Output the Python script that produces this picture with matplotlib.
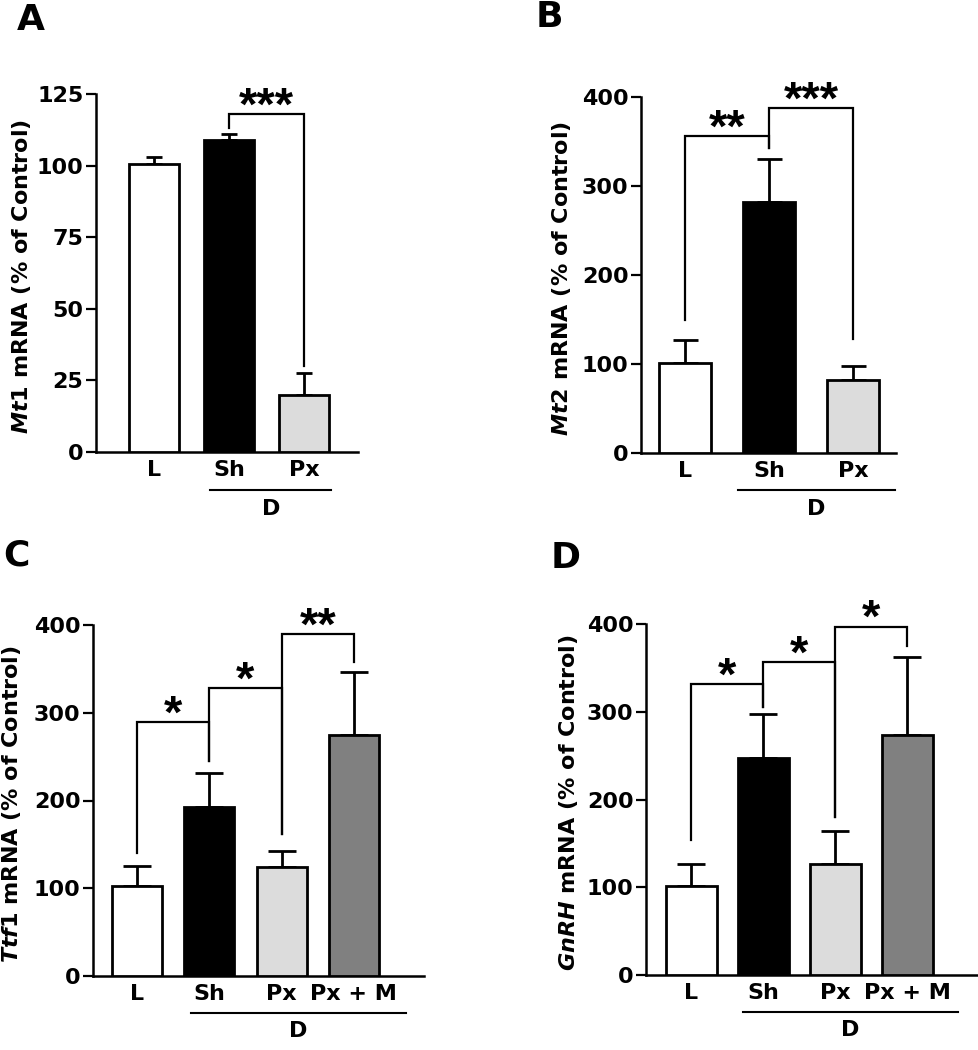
import matplotlib.pyplot as plt
import numpy as np

plt.rcParams['font.family'] = 'DejaVu Sans'
plt.rcParams['font.weight'] = 'bold'
plt.rcParams['mathtext.fontset'] = 'custom'
plt.rcParams['mathtext.it'] = 'DejaVu Sans:italic:bold'
plt.rcParams['mathtext.rm'] = 'DejaVu Sans:bold'

# group labels and fills
groups3 = ['L', 'Sh', 'Px']
groups4 = ['L', 'Sh', 'Px', 'Px + M']
fills = ['white', 'black', '#dcdcdc', '#808080']

# values (% of control), upward SEM
mt1_mean = [100.6, 109, 20]
mt1_sem = [2.5, 2, 7.5]
mt2_mean = [101, 282, 82]
mt2_sem = [26, 48, 16]
ttf1_mean = [102, 193, 124, 275]
ttf1_sem = [23, 38, 18, 72]
gnrh_mean = [101, 247, 127, 274]
gnrh_sem = [25, 50, 37, 88]

# significance brackets: (from, to, top, left leg end, right leg end, stars)
mt1_sig = [(1, 2, 118, 113, 30, '***')]
mt2_sig = [(0, 1, 356, 149, 343, '**'), (1, 2, 388, 343, 128, '***')]
ttf1_sig = [(0, 1, 289, 140, 245, '*'), (1, 2, 328, 245, 162, '*'),
            (2, 3, 390, 162, 358, '**')]
gnrh_sig = [(0, 1, 332, 154, 305, '*'), (1, 2, 357, 305, 180, '*'),
            (2, 3, 397, 180, 375, '*')]

fig = plt.figure(figsize=(9.79, 10.5), dpi=100)


def panel(rect, labels, means, sems, sigs, ymax, ystep, gene, letter, letter_xy,
          xlim, width, labelx, capsize, dspan):
    ax = fig.add_axes(rect)
    x = np.arange(len(labels))
    ax.bar(x, means, width=width, color=fills[:len(labels)], edgecolor='black',
           linewidth=2, zorder=3)
    ax.errorbar(x, means, yerr=[np.zeros(len(x)), sems], fmt='none', ecolor='black',
                elinewidth=2, capsize=capsize, capthick=2, zorder=2)
    for i, j, top, lb, rb, star in sigs:
        ax.plot([x[i], x[i], x[j], x[j]], [lb, top, top, rb], color='black',
                lw=1.6, clip_on=False, solid_joinstyle='miter')
        ax.annotate(star, xy=((x[i] + x[j]) / 2, top), xytext=(0, -4),
                    textcoords='offset points', ha='center', va='baseline',
                    fontsize=34, fontweight='bold', family='Liberation Sans')
    ax.set_xlim(*xlim)
    ax.set_ylim(0, ymax)
    ax.set_yticks(np.arange(0, ymax + 1, ystep))
    ax.set_xticks(x)
    ax.set_xticklabels(labels)
    ax.tick_params(axis='x', length=0, pad=6, labelsize=16)
    ax.tick_params(axis='y', length=7, width=1.6, pad=2, labelsize=16)
    for s in ['top', 'right']:
        ax.spines[s].set_visible(False)
    for s in ['left', 'bottom']:
        ax.spines[s].set_linewidth(1.8)
    ax.set_ylabel(r'$\mathit{' + gene + r'}$ mRNA (% of Control)', fontsize=16,
                  fontweight='bold')
    ax.yaxis.set_label_coords(labelx, 0.49)
    # D group underline
    tr = ax.get_xaxis_transform()
    ax.plot(dspan, [-0.105, -0.105], transform=tr, color='black', lw=1.5, clip_on=False)
    ax.text(sum(dspan) / 2, -0.158, 'D', transform=tr, ha='center', va='center',
            fontsize=16, fontweight='bold')
    fig.text(letter_xy[0] / 979, 1 - letter_xy[1] / 1050, letter, fontsize=26,
             fontweight='bold', ha='left', va='baseline')
    return ax


panel([96 / 979, 1 - 452 / 1050, 262 / 979, 358 / 1050], groups3, mt1_mean, mt1_sem,
      mt1_sig, 125, 25, 'Mt1', 'A', (17, 30), (-0.773, 2.713), 0.667, -0.24, 6,
      [0.75, 2.36])
panel([641 / 979, 1 - 453 / 1050, 255 / 979, 356 / 1050], groups3, mt2_mean, mt2_sem,
      mt2_sig, 400, 100, 'Mt2', 'B', (536, 27), (-0.524, 2.51), 0.62, -0.265, 9,
      [0.63, 2.5])
panel([93 / 979, 1 - 976 / 1050, 331 / 979, 351 / 1050], groups4, ttf1_mean, ttf1_sem,
      ttf1_sig, 400, 100, 'Ttf1', 'C', (3, 566), (-0.61, 3.97), 0.69, -0.21, 10,
      [0.75, 3.72])
panel([646 / 979, 1 - 975 / 1050, 332 / 979, 351 / 1050], groups4, gnrh_mean, gnrh_sem,
      gnrh_sig, 400, 100, 'GnRH', 'D', (551, 568), (-0.63, 3.98), 0.7, -0.2, 10,
      [0.72, 3.7])

fig.savefig('out.png', dpi=100)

What the exercise asks - Write out the data precisely as given, excluding the pictures.

Exercise result -
Output the Python script that produces this picture with matplotlib.
import matplotlib.pyplot as plt
import numpy as np

plt.rcParams['font.family'] = 'DejaVu Sans'
plt.rcParams['font.weight'] = 'bold'
plt.rcParams['mathtext.fontset'] = 'custom'
plt.rcParams['mathtext.it'] = 'DejaVu Sans:italic:bold'
plt.rcParams['mathtext.rm'] = 'DejaVu Sans:bold'

# group labels and fills
groups3 = ['L', 'Sh', 'Px']
groups4 = ['L', 'Sh', 'Px', 'Px + M']
fills = ['white', 'black', '#dcdcdc', '#808080']

# values (% of control), upward SEM
mt1_mean = [100.6, 109, 20]
mt1_sem = [2.5, 2, 7.5]
mt2_mean = [101, 282, 82]
mt2_sem = [26, 48, 16]
ttf1_mean = [102, 193, 124, 275]
ttf1_sem = [23, 38, 18, 72]
gnrh_mean = [101, 247, 127, 274]
gnrh_sem = [25, 50, 37, 88]

# significance brackets: (from, to, top, left leg end, right leg end, stars)
mt1_sig = [(1, 2, 118, 113, 30, '***')]
mt2_sig = [(0, 1, 356, 149, 343, '**'), (1, 2, 388, 343, 128, '***')]
ttf1_sig = [(0, 1, 289, 140, 245, '*'), (1, 2, 328, 245, 162, '*'),
            (2, 3, 390, 162, 358, '**')]
gnrh_sig = [(0, 1, 332, 154, 305, '*'), (1, 2, 357, 305, 180, '*'),
            (2, 3, 397, 180, 375, '*')]

fig = plt.figure(figsize=(9.79, 10.5), dpi=100)


def panel(rect, labels, means, sems, sigs, ymax, ystep, gene, letter, letter_xy,
          xlim, width, labelx, capsize, dspan):
    ax = fig.add_axes(rect)
    x = np.arange(len(labels))
    ax.bar(x, means, width=width, color=fills[:len(labels)], edgecolor='black',
           linewidth=2, zorder=3)
    ax.errorbar(x, means, yerr=[np.zeros(len(x)), sems], fmt='none', ecolor='black',
                elinewidth=2, capsize=capsize, capthick=2, zorder=2)
    for i, j, top, lb, rb, star in sigs:
        ax.plot([x[i], x[i], x[j], x[j]], [lb, top, top, rb], color='black',
                lw=1.6, clip_on=False, solid_joinstyle='miter')
        ax.annotate(star, xy=((x[i] + x[j]) / 2, top), xytext=(0, -4),
                    textcoords='offset points', ha='center', va='baseline',
                    fontsize=34, fontweight='bold', family='Liberation Sans')
    ax.set_xlim(*xlim)
    ax.set_ylim(0, ymax)
    ax.set_yticks(np.arange(0, ymax + 1, ystep))
    ax.set_xticks(x)
    ax.set_xticklabels(labels)
    ax.tick_params(axis='x', length=0, pad=6, labelsize=16)
    ax.tick_params(axis='y', length=7, width=1.6, pad=2, labelsize=16)
    for s in ['top', 'right']:
        ax.spines[s].set_visible(False)
    for s in ['left', 'bottom']:
        ax.spines[s].set_linewidth(1.8)
    ax.set_ylabel(r'$\mathit{' + gene + r'}$ mRNA (% of Control)', fontsize=16,
                  fontweight='bold')
    ax.yaxis.set_label_coords(labelx, 0.49)
    # D group underline
    tr = ax.get_xaxis_transform()
    ax.plot(dspan, [-0.105, -0.105], transform=tr, color='black', lw=1.5, clip_on=False)
    ax.text(sum(dspan) / 2, -0.158, 'D', transform=tr, ha='center', va='center',
            fontsize=16, fontweight='bold')
    fig.text(letter_xy[0] / 979, 1 - letter_xy[1] / 1050, letter, fontsize=26,
             fontweight='bold', ha='left', va='baseline')
    return ax


panel([96 / 979, 1 - 452 / 1050, 262 / 979, 358 / 1050], groups3, mt1_mean, mt1_sem,
      mt1_sig, 125, 25, 'Mt1', 'A', (17, 30), (-0.773, 2.713), 0.667, -0.24, 6,
      [0.75, 2.36])
panel([641 / 979, 1 - 453 / 1050, 255 / 979, 356 / 1050], groups3, mt2_mean, mt2_sem,
      mt2_sig, 400, 100, 'Mt2', 'B', (536, 27), (-0.524, 2.51), 0.62, -0.265, 9,
      [0.63, 2.5])
panel([93 / 979, 1 - 976 / 1050, 331 / 979, 351 / 1050], groups4, ttf1_mean, ttf1_sem,
      ttf1_sig, 400, 100, 'Ttf1', 'C', (3, 566), (-0.61, 3.97), 0.69, -0.21, 10,
      [0.75, 3.72])
panel([646 / 979, 1 - 975 / 1050, 332 / 979, 351 / 1050], groups4, gnrh_mean, gnrh_sem,
      gnrh_sig, 400, 100, 'GnRH', 'D', (551, 568), (-0.63, 3.98), 0.7, -0.2, 10,
      [0.72, 3.7])

fig.savefig('out.png', dpi=100)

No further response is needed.